Instructions to follow
Only the lines from the line containing "Give me the" to the line containing "Chart.register(...registerables);", with both of those lines, are to be repeated exactly. Leave the images out.

Records supplied
######
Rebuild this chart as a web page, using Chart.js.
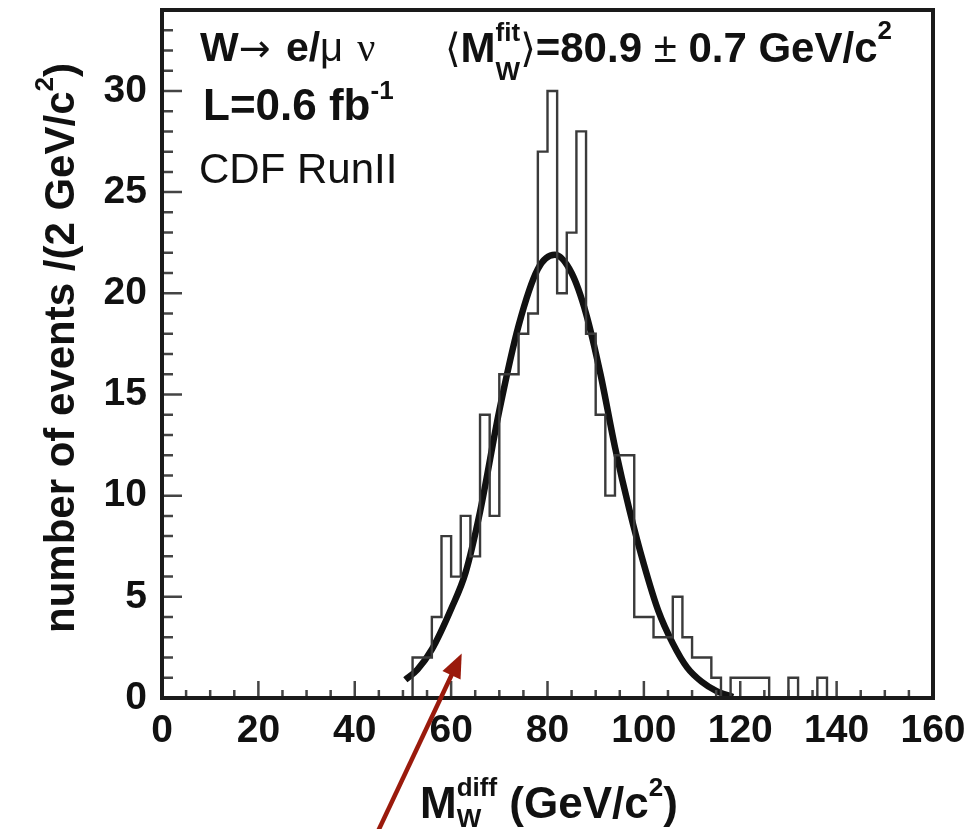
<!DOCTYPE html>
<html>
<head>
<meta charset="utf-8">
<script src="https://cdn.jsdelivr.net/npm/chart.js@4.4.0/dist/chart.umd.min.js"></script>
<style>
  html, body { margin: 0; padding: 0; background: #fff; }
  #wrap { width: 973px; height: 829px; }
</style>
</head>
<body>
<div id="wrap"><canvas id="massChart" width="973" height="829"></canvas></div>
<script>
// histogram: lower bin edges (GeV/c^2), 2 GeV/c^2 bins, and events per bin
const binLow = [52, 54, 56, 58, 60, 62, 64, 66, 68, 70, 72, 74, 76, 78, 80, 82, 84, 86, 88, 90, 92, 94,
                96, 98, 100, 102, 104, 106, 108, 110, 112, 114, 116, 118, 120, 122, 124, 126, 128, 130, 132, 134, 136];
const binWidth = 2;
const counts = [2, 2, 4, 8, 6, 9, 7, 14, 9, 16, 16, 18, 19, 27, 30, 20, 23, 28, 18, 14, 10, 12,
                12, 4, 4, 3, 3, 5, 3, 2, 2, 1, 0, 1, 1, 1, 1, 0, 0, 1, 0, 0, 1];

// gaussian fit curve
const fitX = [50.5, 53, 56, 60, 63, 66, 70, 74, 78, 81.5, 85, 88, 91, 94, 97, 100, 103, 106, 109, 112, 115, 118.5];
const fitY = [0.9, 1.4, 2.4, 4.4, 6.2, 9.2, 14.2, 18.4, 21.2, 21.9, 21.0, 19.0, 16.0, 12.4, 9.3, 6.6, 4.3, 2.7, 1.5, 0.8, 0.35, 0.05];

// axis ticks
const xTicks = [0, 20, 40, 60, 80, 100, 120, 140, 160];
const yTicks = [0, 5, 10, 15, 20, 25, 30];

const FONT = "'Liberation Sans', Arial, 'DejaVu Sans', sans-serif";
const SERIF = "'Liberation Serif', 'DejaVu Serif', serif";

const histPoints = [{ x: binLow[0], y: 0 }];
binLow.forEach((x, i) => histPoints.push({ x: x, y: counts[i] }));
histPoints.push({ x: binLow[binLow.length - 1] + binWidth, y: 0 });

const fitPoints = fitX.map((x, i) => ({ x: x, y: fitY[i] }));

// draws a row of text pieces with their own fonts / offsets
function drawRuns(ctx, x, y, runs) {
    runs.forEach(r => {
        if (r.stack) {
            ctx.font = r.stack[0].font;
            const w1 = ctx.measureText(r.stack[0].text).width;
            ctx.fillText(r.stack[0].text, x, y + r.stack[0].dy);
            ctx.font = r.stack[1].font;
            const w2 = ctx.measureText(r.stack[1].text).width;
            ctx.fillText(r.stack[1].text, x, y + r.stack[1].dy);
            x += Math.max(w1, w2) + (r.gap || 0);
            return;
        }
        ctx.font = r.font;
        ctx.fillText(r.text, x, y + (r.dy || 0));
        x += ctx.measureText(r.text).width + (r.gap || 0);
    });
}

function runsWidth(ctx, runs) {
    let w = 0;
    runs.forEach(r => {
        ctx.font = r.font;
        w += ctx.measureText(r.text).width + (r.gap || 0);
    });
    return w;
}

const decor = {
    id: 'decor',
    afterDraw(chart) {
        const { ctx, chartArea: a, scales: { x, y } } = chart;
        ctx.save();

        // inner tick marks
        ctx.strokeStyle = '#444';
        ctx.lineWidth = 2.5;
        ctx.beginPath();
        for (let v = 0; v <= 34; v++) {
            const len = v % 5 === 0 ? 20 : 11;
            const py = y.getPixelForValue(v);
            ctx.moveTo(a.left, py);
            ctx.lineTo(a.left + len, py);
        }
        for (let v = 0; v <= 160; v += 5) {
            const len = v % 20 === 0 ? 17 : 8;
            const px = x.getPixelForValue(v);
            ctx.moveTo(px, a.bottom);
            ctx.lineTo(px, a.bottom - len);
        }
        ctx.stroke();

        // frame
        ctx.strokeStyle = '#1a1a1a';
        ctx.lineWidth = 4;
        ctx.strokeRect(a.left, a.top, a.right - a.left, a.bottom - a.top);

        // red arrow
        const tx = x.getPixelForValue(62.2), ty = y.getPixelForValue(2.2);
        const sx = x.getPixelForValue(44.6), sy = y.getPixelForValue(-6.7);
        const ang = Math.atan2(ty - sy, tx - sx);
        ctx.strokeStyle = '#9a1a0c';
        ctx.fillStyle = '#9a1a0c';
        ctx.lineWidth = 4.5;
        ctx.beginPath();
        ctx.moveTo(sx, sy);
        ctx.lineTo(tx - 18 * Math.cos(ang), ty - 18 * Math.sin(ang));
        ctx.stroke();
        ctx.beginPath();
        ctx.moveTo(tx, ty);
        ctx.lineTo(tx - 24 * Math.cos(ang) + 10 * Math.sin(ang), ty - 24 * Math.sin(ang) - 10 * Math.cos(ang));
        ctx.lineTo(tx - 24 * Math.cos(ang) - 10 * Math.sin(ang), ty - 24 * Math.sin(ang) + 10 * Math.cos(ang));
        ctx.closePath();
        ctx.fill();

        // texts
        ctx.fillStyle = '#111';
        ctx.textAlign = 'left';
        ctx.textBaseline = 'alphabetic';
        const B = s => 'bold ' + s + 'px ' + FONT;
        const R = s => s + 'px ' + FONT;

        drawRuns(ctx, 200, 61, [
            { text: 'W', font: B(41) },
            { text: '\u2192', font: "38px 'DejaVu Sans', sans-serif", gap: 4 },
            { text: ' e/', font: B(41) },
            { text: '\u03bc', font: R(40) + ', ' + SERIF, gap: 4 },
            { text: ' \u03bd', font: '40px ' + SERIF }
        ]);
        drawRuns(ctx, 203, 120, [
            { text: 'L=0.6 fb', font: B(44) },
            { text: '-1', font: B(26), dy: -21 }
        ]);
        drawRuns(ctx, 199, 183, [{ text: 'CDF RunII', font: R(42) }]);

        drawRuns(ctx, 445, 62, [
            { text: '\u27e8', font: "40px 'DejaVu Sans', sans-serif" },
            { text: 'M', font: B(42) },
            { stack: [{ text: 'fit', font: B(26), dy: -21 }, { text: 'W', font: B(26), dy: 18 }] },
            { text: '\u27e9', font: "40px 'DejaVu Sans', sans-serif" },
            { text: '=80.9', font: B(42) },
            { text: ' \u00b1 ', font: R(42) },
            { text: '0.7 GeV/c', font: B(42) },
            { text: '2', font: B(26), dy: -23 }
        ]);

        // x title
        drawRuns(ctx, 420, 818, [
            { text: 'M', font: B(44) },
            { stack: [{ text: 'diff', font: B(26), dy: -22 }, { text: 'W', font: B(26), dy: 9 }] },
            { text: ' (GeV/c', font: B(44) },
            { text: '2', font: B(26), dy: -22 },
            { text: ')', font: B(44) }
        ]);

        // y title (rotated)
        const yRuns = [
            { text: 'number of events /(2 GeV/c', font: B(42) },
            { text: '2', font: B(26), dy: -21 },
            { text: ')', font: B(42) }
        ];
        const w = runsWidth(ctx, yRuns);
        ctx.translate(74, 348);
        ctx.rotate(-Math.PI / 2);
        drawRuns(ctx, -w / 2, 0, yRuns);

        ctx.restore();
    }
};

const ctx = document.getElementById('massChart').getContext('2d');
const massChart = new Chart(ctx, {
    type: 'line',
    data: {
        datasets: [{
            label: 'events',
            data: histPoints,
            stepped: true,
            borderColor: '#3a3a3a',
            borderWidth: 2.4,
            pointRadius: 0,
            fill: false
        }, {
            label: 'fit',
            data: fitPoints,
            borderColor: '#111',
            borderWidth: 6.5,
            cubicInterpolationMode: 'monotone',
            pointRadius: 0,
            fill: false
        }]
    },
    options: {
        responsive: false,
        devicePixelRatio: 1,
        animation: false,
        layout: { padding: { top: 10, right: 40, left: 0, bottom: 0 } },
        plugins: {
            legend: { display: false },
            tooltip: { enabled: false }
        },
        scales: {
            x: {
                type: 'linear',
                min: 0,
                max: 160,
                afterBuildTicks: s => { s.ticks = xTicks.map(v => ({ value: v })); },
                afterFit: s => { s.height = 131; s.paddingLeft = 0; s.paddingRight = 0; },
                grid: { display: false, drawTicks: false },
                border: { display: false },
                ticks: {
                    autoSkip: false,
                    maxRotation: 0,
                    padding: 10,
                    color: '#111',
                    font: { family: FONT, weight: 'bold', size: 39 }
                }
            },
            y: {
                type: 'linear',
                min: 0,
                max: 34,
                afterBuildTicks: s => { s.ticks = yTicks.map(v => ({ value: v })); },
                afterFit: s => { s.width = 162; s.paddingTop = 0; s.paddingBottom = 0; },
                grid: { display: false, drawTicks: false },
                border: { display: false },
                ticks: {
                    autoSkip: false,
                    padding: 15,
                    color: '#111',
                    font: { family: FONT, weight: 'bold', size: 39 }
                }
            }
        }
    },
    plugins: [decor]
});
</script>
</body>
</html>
######
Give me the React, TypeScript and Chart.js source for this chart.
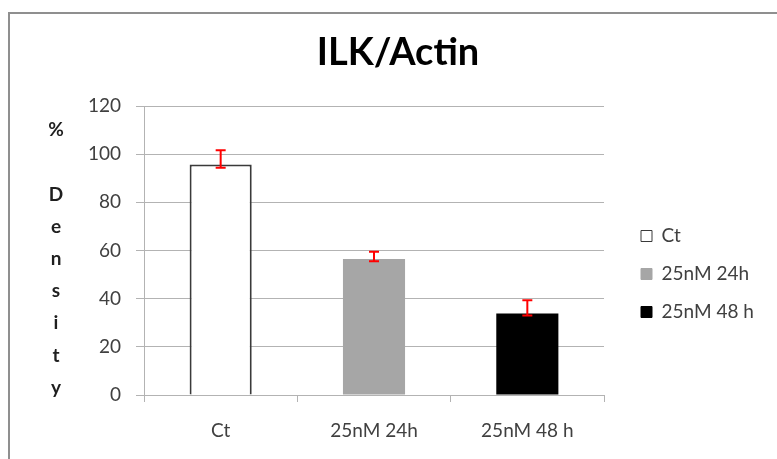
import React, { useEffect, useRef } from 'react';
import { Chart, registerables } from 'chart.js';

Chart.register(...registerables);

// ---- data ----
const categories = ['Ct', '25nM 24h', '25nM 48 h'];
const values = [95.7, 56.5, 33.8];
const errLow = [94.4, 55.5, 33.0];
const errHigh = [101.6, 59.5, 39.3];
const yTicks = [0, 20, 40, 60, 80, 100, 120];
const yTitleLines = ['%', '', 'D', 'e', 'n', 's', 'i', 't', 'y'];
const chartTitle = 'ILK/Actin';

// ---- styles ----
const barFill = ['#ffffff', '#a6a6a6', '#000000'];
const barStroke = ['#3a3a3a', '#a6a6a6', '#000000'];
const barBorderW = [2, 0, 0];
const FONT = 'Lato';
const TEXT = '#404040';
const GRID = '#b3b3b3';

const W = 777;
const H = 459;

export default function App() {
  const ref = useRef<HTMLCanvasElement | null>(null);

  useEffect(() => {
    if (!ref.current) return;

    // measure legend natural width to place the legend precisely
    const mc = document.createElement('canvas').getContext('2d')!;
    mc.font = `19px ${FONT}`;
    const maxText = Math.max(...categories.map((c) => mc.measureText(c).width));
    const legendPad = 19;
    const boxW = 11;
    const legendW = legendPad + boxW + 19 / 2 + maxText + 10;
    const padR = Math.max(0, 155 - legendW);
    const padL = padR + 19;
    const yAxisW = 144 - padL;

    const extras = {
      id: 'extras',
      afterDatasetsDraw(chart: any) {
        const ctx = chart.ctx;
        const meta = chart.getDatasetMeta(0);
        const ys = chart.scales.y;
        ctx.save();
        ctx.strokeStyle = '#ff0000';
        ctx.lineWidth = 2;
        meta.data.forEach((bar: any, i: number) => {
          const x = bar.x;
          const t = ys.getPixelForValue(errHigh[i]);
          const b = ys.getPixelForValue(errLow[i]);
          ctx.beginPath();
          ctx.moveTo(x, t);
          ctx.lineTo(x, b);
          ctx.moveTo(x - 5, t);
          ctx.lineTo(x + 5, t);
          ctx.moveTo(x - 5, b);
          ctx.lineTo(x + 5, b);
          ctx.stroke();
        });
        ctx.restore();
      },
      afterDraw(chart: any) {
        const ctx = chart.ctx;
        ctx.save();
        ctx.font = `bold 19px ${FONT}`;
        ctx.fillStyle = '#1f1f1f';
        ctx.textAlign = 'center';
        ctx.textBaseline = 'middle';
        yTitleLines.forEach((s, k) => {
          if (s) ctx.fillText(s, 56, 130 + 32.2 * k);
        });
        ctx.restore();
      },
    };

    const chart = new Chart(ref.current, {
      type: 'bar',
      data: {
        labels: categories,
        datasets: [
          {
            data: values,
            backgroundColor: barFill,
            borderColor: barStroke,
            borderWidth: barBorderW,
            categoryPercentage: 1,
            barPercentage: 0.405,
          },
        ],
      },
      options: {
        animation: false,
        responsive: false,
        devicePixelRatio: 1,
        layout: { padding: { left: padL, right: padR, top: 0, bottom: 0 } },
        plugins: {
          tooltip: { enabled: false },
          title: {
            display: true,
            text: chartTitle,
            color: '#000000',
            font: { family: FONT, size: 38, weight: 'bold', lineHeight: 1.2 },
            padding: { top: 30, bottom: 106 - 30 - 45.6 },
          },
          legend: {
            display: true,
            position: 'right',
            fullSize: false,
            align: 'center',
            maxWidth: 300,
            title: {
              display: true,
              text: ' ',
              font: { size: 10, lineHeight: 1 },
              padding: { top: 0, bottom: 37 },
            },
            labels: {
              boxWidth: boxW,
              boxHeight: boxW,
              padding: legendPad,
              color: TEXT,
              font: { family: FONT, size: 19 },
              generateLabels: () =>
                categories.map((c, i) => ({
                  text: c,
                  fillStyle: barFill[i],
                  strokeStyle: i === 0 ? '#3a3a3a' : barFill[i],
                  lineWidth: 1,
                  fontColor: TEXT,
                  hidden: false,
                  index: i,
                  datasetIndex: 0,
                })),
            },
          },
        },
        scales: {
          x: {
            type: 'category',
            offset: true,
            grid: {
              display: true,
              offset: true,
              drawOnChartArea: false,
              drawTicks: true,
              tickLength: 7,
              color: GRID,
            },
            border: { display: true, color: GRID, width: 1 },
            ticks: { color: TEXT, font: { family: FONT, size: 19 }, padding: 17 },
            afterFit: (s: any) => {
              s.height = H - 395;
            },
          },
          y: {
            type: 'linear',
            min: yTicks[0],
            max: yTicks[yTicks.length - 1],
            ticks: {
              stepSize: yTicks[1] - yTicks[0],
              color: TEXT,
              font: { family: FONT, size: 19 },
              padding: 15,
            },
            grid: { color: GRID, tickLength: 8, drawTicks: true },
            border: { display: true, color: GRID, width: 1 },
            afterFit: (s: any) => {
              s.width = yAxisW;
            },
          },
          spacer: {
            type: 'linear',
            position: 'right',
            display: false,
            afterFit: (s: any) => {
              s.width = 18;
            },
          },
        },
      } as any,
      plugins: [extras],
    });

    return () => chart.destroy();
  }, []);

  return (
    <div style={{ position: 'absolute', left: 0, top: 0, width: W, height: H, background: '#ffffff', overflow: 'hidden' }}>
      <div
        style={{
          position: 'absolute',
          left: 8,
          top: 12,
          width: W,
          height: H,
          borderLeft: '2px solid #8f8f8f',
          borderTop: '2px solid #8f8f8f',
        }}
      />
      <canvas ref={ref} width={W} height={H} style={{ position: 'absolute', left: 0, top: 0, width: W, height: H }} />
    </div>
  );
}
######
The result
Give me the React, TypeScript and Chart.js source for this chart.
import React, { useEffect, useRef } from 'react';
import { Chart, registerables } from 'chart.js';

Chart.register(...registerables);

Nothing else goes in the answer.